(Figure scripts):
____________________

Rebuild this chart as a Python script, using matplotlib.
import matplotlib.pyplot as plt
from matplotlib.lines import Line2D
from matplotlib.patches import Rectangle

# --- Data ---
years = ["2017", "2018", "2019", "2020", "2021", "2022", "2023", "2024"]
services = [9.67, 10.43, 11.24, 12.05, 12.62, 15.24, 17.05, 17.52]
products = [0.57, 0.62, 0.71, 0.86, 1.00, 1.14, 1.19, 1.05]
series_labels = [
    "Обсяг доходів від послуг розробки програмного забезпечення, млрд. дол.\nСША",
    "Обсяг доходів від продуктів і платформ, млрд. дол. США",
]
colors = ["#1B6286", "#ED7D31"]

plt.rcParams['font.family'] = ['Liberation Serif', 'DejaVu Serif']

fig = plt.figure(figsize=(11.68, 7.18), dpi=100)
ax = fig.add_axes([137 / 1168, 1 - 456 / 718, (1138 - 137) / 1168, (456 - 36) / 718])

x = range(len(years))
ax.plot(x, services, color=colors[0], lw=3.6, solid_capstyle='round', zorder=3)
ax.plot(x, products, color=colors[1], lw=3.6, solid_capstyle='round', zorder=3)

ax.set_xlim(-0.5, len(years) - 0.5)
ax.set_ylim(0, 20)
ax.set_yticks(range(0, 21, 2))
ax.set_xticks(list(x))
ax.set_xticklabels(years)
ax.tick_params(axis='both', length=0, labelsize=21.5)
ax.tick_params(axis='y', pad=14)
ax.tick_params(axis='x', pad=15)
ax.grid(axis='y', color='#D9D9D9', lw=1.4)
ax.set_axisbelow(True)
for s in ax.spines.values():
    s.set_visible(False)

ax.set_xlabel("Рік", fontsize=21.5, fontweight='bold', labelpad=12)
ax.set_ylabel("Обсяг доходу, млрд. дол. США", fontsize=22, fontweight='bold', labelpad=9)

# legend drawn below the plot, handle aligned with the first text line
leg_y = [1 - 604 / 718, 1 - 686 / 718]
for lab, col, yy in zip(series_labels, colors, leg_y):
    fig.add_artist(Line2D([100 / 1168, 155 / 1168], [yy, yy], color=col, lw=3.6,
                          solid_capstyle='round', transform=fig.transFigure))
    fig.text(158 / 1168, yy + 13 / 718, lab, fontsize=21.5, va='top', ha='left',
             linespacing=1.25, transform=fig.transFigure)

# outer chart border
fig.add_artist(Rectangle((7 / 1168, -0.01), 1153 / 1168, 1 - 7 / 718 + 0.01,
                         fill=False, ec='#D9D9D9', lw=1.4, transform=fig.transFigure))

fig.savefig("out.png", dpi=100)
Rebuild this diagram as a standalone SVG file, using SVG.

____________________

Quote the listing word for word from its first line through the line in which "from matplotlib.patches import Rectangle" appears.

(FULL ANSWER):
Rebuild this chart as a Python script, using matplotlib.
import matplotlib.pyplot as plt
from matplotlib.lines import Line2D
from matplotlib.patches import Rectangle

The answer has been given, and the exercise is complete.